TASK TO COMPLETE
Which lines fall between the line holding "Give me the D3.js source for this chart." and the line holding "const rows = keys.map((k, i)", inclusive? Retype them exactly, without the pictures, and add nothing else.
— begin INPUT MATERIAL —
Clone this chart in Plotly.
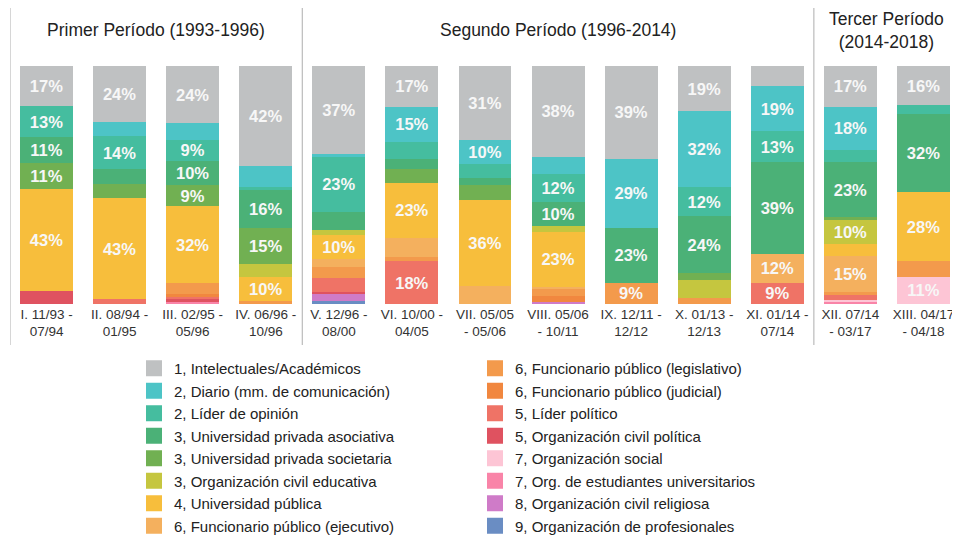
import plotly.graph_objects as go

periods = ["I. 11/93 -<br>07/94", "II. 08/94 -<br>01/95", "III. 02/95 -<br>05/96", "IV. 06/96 -<br>10/96",
           "V. 12/96 -<br>08/00", "VI. 10/00 -<br>04/05", "VII. 05/05<br>- 05/06", "VIII. 05/06<br>- 10/11",
           "IX. 12/11 -<br>12/12", "X. 01/13 -<br>12/13", "XI. 01/14 -<br>07/14", "XII. 07/14<br>- 03/17",
           "XIII. 04/17<br>- 04/18"]

series_names = [
    "1, Intelectuales/Académicos",
    "2, Diario (mm. de comunicación)",
    "2, Líder de opinión",
    "3, Universidad privada asociativa",
    "3, Universidad privada societaria",
    "3, Organización civil educativa",
    "4, Universidad pública",
    "6, Funcionario público (ejecutivo)",
    "6, Funcionario público (legislativo)",
    "6, Funcionario público (judicial)",
    "5, Líder político",
    "5, Organización civil política",
    "7, Organización social",
    "7, Org. de estudiantes universitarios",
    "8, Organización civil religiosa",
    "9, Organización de profesionales",
]

intelectuales   = [17, 23.6, 24, 42, 37, 17, 31, 38, 39, 19, 8.4, 17, 16]
diario          = [0, 5.8, 7, 8.8, 1.1, 15, 10, 7.1, 29, 32, 19, 18, 0]
lider_opinion   = [13, 14, 9, 1.4, 23, 7, 5.8, 12, 0, 12, 13, 5.3, 3.4]
u_asociativa    = [11, 6, 10, 16, 7.4, 4.3, 2.9, 10, 23, 24, 38.6, 23, 32]
u_societaria    = [11, 6, 9, 15, 0, 5.6, 6.6, 0, 0, 2.8, 0, 1.3, 0]
civil_educativa = [0, 0, 0, 5.7, 2.4, 0, 0, 2.4, 0, 7.5, 0, 10, 0]
u_publica       = [43, 42.6, 32, 10, 10, 23, 36, 23, 0, 0, 0, 5, 28]
f_ejecutivo     = [0, 0, 0, 0, 3.4, 8.1, 7.5, 1.0, 0, 0, 12, 15, 0]
f_legislativo   = [0, 0, 5, 1.3, 4.3, 1.7, 0, 2.9, 9, 2.7, 0, 1.3, 6.4]
f_judicial      = [0, 0, 1, 0, 0, 0, 0, 2.5, 0, 0, 0, 0, 0]
lider_politico  = [0, 2, 1, 0, 6, 18, 0, 0, 0, 0, 9, 2.1, 0]
civil_politica  = [5.6, 0, 0.8, 0, 0.7, 0, 0, 0, 0, 0, 0, 0, 0]
org_social      = [0, 0, 0, 0, 0, 0, 0, 0, 0, 0, 0, 0.7, 11]
estudiantes     = [0, 0, 1.2, 0, 0, 0, 0, 0, 0, 0, 0, 1.0, 0]
religiosa       = [0, 0, 0, 0, 3.1, 0, 0, 0.8, 0, 0, 0, 0, 0]
profesionales   = [0, 0, 0, 0, 1.3, 0, 0, 0, 0, 0, 0, 0, 0]

series_values = [intelectuales, diario, lider_opinion, u_asociativa, u_societaria, civil_educativa,
                 u_publica, f_ejecutivo, f_legislativo, f_judicial, lider_politico, civil_politica,
                 org_social, estudiantes, religiosa, profesionales]

colors = ["#BFC1C2", "#4DC4C6", "#45BD9F", "#4BB177", "#71B052", "#C5C63F", "#F7BE3C", "#F4B05E",
          "#F39A4C", "#F1873F", "#EF7366", "#DF5260", "#FDC5D5", "#F984A8", "#CF7BC8", "#6A8DC3"]

period_titles = ["Primer Período (1993-1996)", "Segundo Período (1996-2014)", "Tercer Período<br>(2014-2018)"]
period_centers = [1.5, 7, 11.5]
period_bounds = [-0.5, 3.5, 10.5]

FONT = "Liberation Sans, Arial, sans-serif"
W, H = 952, 530  # page body adds an 8px offset inside the 960x538 window

fig = go.Figure()
n = len(series_names)
for i in reversed(range(n)):
    vals = series_values[i]
    texts = [f"{round(v)}%" if v >= 9 else "" for v in vals]
    fig.add_trace(go.Bar(
        x=periods, y=vals, name=series_names[i],
        marker=dict(color=colors[i], line=dict(width=0)),
        text=texts, textposition="inside", insidetextanchor="middle",
        textfont=dict(color="#F7F7F7", size=16.5, family=FONT, weight="bold"),
        constraintext="none", textangle=0,
        showlegend=False,
        hoverinfo="x+y+name",
    ))

# legend entries (square swatches like the reference)
for i in range(n):
    fig.add_trace(go.Scatter(
        x=[None], y=[None], mode="markers", name=series_names[i],
        marker=dict(symbol="square", size=16, color=colors[i], line=dict(width=0)),
        legend="legend" if i < 8 else "legend2",
        legendrank=i + 1, showlegend=True, hoverinfo="skip",
    ))

for b in period_bounds:
    fig.add_shape(type="line", xref="x", yref="paper", x0=b, x1=b, y0=-0.172, y1=1.244,
                  line=dict(color="#BBBBBB", width=1.2))

for t, c in zip(period_titles, period_centers):
    fig.add_annotation(x=c, xref="x", y=1.151, yref="paper", text=t, showarrow=False,
                       font=dict(size=17.5, color="#222222", family=FONT), yanchor="middle")

legend_common = dict(orientation="v", xref="container", yref="container", xanchor="left", yanchor="top",
                     font=dict(size=15, color="#222222", family=FONT), traceorder="normal",
                     bgcolor="rgba(0,0,0,0)", borderwidth=0, itemclick=False, itemdoubleclick=False)

fig.update_layout(
    width=W, height=H,
    margin=dict(l=2, r=0, t=58, b=234, autoexpand=False),
    paper_bgcolor="white", plot_bgcolor="white",
    barmode="stack", barnorm="percent", bargap=0.276,
    showlegend=True,
    legend=dict(x=126 / W, y=1 - 344 / H, **legend_common),
    legend2=dict(x=467 / W, y=1 - 344 / H, **legend_common),
    xaxis=dict(type="category", categoryarray=periods, categoryorder="array",
               range=[-0.5, 12.5], showgrid=False, zeroline=False, showline=False,
               ticks="", tickangle=0, automargin=False,
               tickfont=dict(size=13.5, color="#333333", family=FONT)),
    yaxis=dict(range=[0, 100], visible=False, automargin=False),
    font=dict(family=FONT),
)

fig.write_html("out.html")
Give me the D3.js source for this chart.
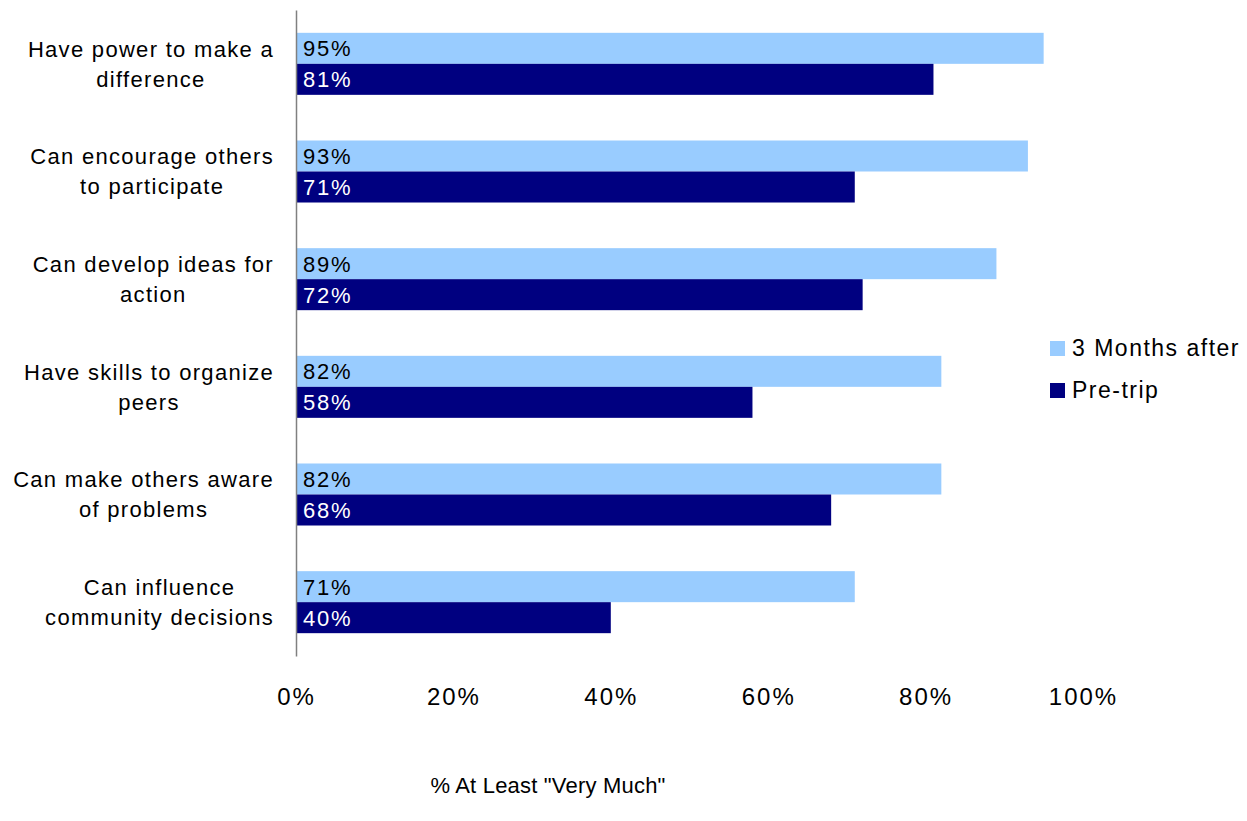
<!DOCTYPE html>
<html>
<head>
<meta charset="utf-8">
<script src="https://cdn.jsdelivr.net/npm/d3@7"></script>
<style>
  html, body { margin: 0; padding: 0; background: #fff; }
  svg { display: block; font-family: "Liberation Sans", Arial, sans-serif; }
</style>
</head>
<body>
<svg id="chart" width="1247" height="821"></svg>
<script>
// Statements about youth civic efficacy, with share answering at least "Very Much"
const categories = [
  ["Have power to make a", "difference"],
  ["Can encourage others", "to participate"],
  ["Can develop ideas for", "action"],
  ["Have skills to organize", "peers"],
  ["Can make others aware", "of problems"],
  ["Can influence", "community decisions"]
];
const seriesNames = ["3 Months after", "Pre-trip"];
const afterValues = [95, 93, 89, 82, 82, 71];
const preValues   = [81, 71, 72, 58, 68, 40];
const tickValues  = [0, 20, 40, 60, 80, 100];
const axisTitle   = '% At Least "Very Much"';
const colors = ["#99CCFF", "#000080"];

const svg = d3.select("#chart");
const keys = categories.map(c => c.join(" "));
const rows = keys.map((k, i) => ({ key: k, lines: categories[i], values: [afterValues[i], preValues[i]] }));

const x = d3.scaleLinear().domain([0, 100]).range([296, 1083]);
const y = d3.scaleBand().domain(keys).range([10, 656]).paddingInner(0.424).paddingOuter(0.212);
const ySub = d3.scaleBand().domain(seriesNames).range([0, y.bandwidth()]);

// Bars
const groups = svg.append("g").selectAll("g").data(rows).join("g")
  .attr("transform", d => `translate(0,${y(d.key)})`);

groups.selectAll("rect").data(d => d.values.map((v, j) => ({ v, j })))
  .join("rect")
  .attr("x", x(0))
  .attr("y", d => ySub(seriesNames[d.j]))
  .attr("width", d => x(d.v) - x(0))
  .attr("height", ySub.bandwidth())
  .attr("fill", d => colors[d.j]);

// Value labels inside bars
groups.selectAll("text.val").data(d => d.values.map((v, j) => ({ v, j })))
  .join("text")
  .attr("class", "val")
  .attr("x", x(0) + 7)
  .attr("y", d => ySub(seriesNames[d.j]) + ySub.bandwidth() / 2)
  .attr("dy", "0.36em")
  .attr("font-size", 22)
  .attr("letter-spacing", 1.8)
  .attr("fill", d => d.j === 0 ? "#000" : "#fff")
  .text(d => d.v + "%");

// Vertical category axis line
const yAxis = svg.append("g")
  .attr("transform", `translate(${x(0)},0)`)
  .call(d3.axisLeft(y).tickSize(0).tickSizeOuter(0).tickFormat(""));
yAxis.select(".domain").attr("stroke", "#808080").attr("stroke-width", 1.5);

// Category labels, two centred lines, block right-aligned near the axis
const labelRight = 274;
const catLabels = svg.append("g")
  .attr("font-size", 22)
  .attr("letter-spacing", 1.3)
  .attr("fill", "#000");

rows.forEach(r => {
  const cy = y(r.key) + y.bandwidth() / 2;
  const t = catLabels.append("text").attr("text-anchor", "middle");
  const spans = r.lines.map((line, i) =>
    t.append("tspan").attr("y", cy + (i - (r.lines.length - 1) / 2) * 30).attr("dy", "0.36em").text(line));
  const maxW = d3.max(spans, s => s.node().getComputedTextLength());
  const cx = labelRight - maxW / 2;
  spans.forEach(s => s.attr("x", cx));
});

// Percentage axis
const xAxis = svg.append("g")
  .attr("transform", "translate(0,680)")
  .call(d3.axisBottom(x).tickValues(tickValues).tickFormat(d => d + "%").tickSize(0).tickPadding(0));
xAxis.select(".domain").remove();
xAxis.selectAll("text")
  .attr("font-family", "Liberation Sans, Arial, sans-serif")
  .attr("font-size", 24)
  .attr("letter-spacing", 2)
  .attr("fill", "#000")
  .attr("y", 16)
  .attr("dy", "0.36em");

// Axis title
svg.append("text")
  .attr("x", 548)
  .attr("y", 785)
  .attr("dy", "0.36em")
  .attr("text-anchor", "middle")
  .attr("font-size", 22)
  .attr("letter-spacing", 0.2)
  .attr("fill", "#000")
  .text(axisTitle);

// Legend
const legend = svg.append("g").attr("transform", "translate(1050,341)");
const items = legend.selectAll("g").data(seriesNames).join("g")
  .attr("transform", (d, i) => `translate(0,${i * 42})`);
items.append("rect").attr("width", 15).attr("height", 15).attr("fill", (d, i) => colors[i]);
items.append("text")
  .attr("x", 22)
  .attr("y", 7)
  .attr("dy", "0.36em")
  .attr("font-size", 23)
  .attr("letter-spacing", 1.5)
  .attr("fill", "#000")
  .text(d => d);
</script>
</body>
</html>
— end INPUT MATERIAL —
TASK RESULT
Give me the D3.js source for this chart.
<!DOCTYPE html>
<html>
<head>
<meta charset="utf-8">
<script src="https://cdn.jsdelivr.net/npm/d3@7"></script>
<style>
  html, body { margin: 0; padding: 0; background: #fff; }
  svg { display: block; font-family: "Liberation Sans", Arial, sans-serif; }
</style>
</head>
<body>
<svg id="chart" width="1247" height="821"></svg>
<script>
// Statements about youth civic efficacy, with share answering at least "Very Much"
const categories = [
  ["Have power to make a", "difference"],
  ["Can encourage others", "to participate"],
  ["Can develop ideas for", "action"],
  ["Have skills to organize", "peers"],
  ["Can make others aware", "of problems"],
  ["Can influence", "community decisions"]
];
const seriesNames = ["3 Months after", "Pre-trip"];
const afterValues = [95, 93, 89, 82, 82, 71];
const preValues   = [81, 71, 72, 58, 68, 40];
const tickValues  = [0, 20, 40, 60, 80, 100];
const axisTitle   = '% At Least "Very Much"';
const colors = ["#99CCFF", "#000080"];

const svg = d3.select("#chart");
const keys = categories.map(c => c.join(" "));
const rows = keys.map((k, i) => ({ key: k, lines: categories[i], values: [afterValues[i], preValues[i]] }));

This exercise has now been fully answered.